From: Alan Mackenzie
Subject: bug#32848: 26.1; follow-mode cursor move breaks with frame-resize-pixelwise
Date: Fri, 28 Sep 2018 20:31:51 +0000
User-agent: Mutt/1.10.1 (2018-07-13)

Hello, Eli.

On Thu, Sep 27, 2018 at 11:06:20 +0300, Eli Zaretskii wrote:
> > From: Allen Li <darkfeline@felesatra.moe>
> > Date: Wed, 26 Sep 2018 15:49:15 -0700

> > Moving the cursor off the bottom of the window with follow-mode enabled
> > doesn't move to the other window properly if frame-resize-pixelwise is
> > set and a partial line is visible.

> It seems like setting make-cursor-line-fully-visible to nil solves the
> problem.  Could you try that for a while, and see if this has any
> adverse effects?

> Alan and Anders: does setting this variable to nil in buffers under
> follow-mode sounds like an okay solution?  It might mean that in some
> rare cases the user will see the current line only partially (only in
> the last window in the group).  If you think this is OK, we could
> arrange for that variable to be set locally as part of turning on
> follow-mode.

> A more complex solution would be to allow
> make-cursor-line-fully-visible have a value that is a function, which
> follow-mode will define in a way that will only allow
> partially-visible current line in a window if it is not the last one
> in the order returned by follow-all-followers.

> Comments?

The cause of this is this:
(i) The C-n moves point from the last full line of LH window (L33) to
partial line in LH window (L34).
(ii) Follow Mode's post-command-hook determines that point should move
to the RH window, and sets up the windows correctly for this.
(iii) To try to avoid the LH window scrolling, follow mode does this (at
follow-adjust-window L+94:

          ;; If a new window was selected, make sure that the old is
          ;; not scrolled when point is outside the window.
          (unless (eq win (selected-window))
            (let ((p (window-point win)))
              (set-window-start win (window-start win) nil)
              (set-window-point win p))))

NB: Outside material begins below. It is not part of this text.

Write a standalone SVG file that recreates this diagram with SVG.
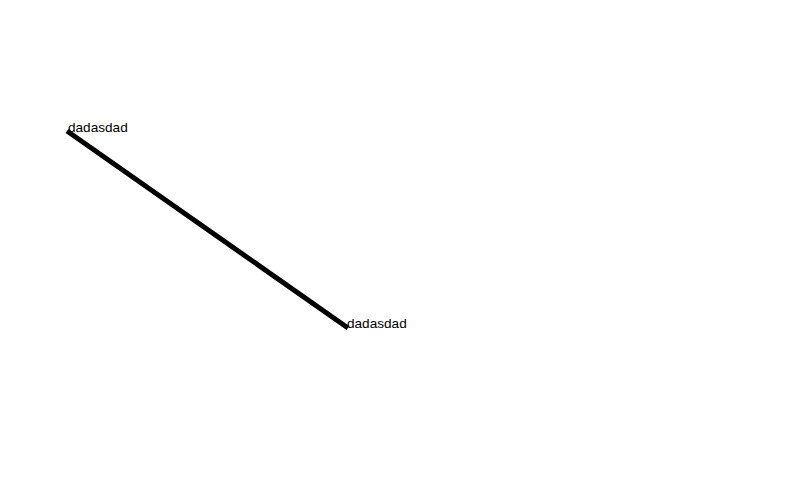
<svg xmlns="http://www.w3.org/2000/svg" width="812" height="489" viewBox="0 0 812 489">
<style>
.lbl{font-family:"Liberation Sans",Arial,sans-serif;font-size:13.6px;fill:#000}
.edge{stroke:#000;stroke-width:5;fill:none}
</style>
<rect width="812" height="489" fill="#fff"/>
<g id="connectors">
<line class="edge" x1="67" y1="131" x2="348" y2="328"/>
</g>
<g id="node-a"><text class="lbl" x="68" y="132">dadasdad</text></g>
<g id="node-b"><text class="lbl" x="347" y="328">dadasdad</text></g>
</svg>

Here, `win' is the LH window.  It specifically calls set-window-start
with a nil NO-FORCE argument to try to ensure the redisplay will move
point into the window rather than scrolling the window to include point.

(iv) Redisplay sees w->force_start true and
make_cursor_line_fully_visible_p also true.  These conflict with
eachother here.  Priority is given to make_cursor_...._p.

Why does w->force_start not have priority here?

-- 
Alan Mackenzie (Nuremberg, Germany).